***** Dataset section *****

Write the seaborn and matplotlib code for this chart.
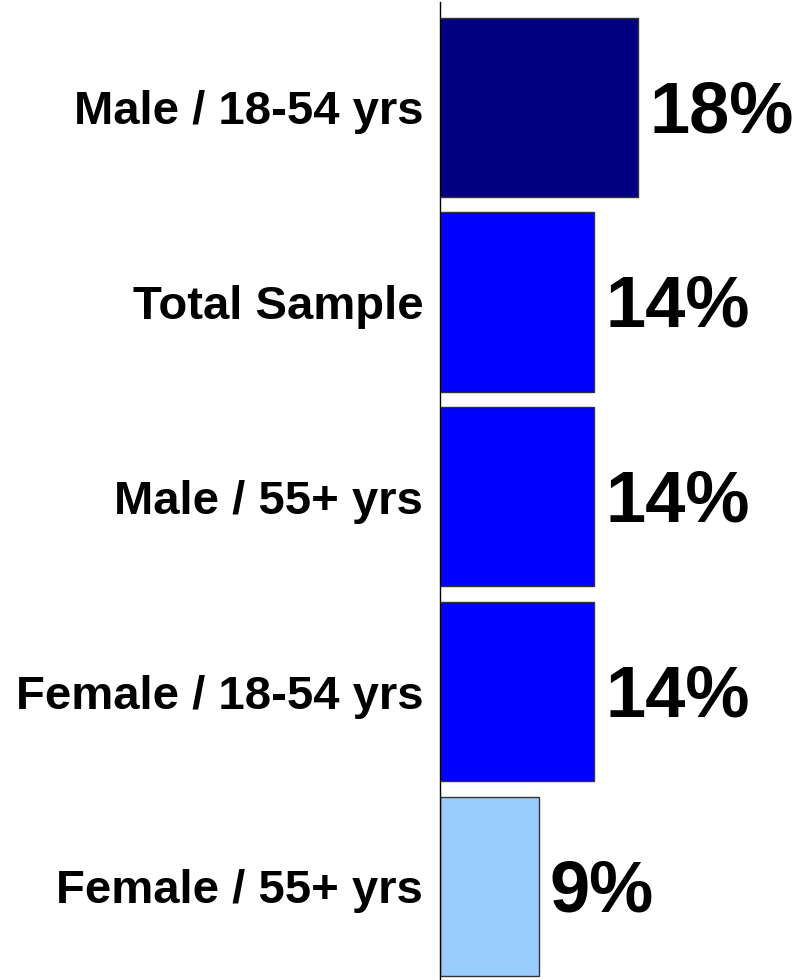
import matplotlib
matplotlib.use("Agg")
import matplotlib.pyplot as plt
import seaborn as sns
import pandas as pd

groups = ["Male / 18-54 yrs", "Total Sample", "Male / 55+ yrs",
          "Female / 18-54 yrs", "Female / 55+ yrs"]
values = [18, 14, 14, 14, 9]
colors = ["#000080", "#0000FF", "#0000FF", "#0000FF", "#99CCFF"]

sns.set_style("white")
plt.rcParams["font.family"] = ["Liberation Sans", "DejaVu Sans"]

df = pd.DataFrame({"group": groups, "value": values})

fig = plt.figure(figsize=(7.93, 9.80), dpi=100)
ax = fig.add_axes([440 / 793, 0, 1 - 440 / 793, 1 - 2 / 980])

sns.barplot(data=df, x="value", y="group", hue="group", palette=colors,
            order=groups, width=0.92, saturation=1, edgecolor="#333333",
            linewidth=1, legend=False, ax=ax)

ax.set_xlim(0, 353 / 11)
ax.set_ylim(4.48, -0.54)

for i, v in enumerate(values):
    ax.text(v + 1.0, i + 0.03, f"{v}%", fontsize=52, fontweight="bold",
            va="center", ha="left", color="black")

ax.set_xticks([])
ax.set_xlabel("")
ax.set_ylabel("")
ax.tick_params(axis="y", length=0, pad=12)
for lbl in ax.get_yticklabels():
    lbl.set_fontsize(34)
    lbl.set_fontweight("bold")
    lbl.set_color("black")

for side in ["top", "right", "bottom"]:
    ax.spines[side].set_visible(False)
ax.spines["left"].set_color("black")
ax.spines["left"].set_linewidth(1)

fig.savefig("out.png", dpi=100)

*****

Write out again, exactly, the lines from the start of the listing up to the line containing "import pandas as pd", with both ends and without pictures.

- Correct result
Write the seaborn and matplotlib code for this chart.
import matplotlib
matplotlib.use("Agg")
import matplotlib.pyplot as plt
import seaborn as sns
import pandas as pd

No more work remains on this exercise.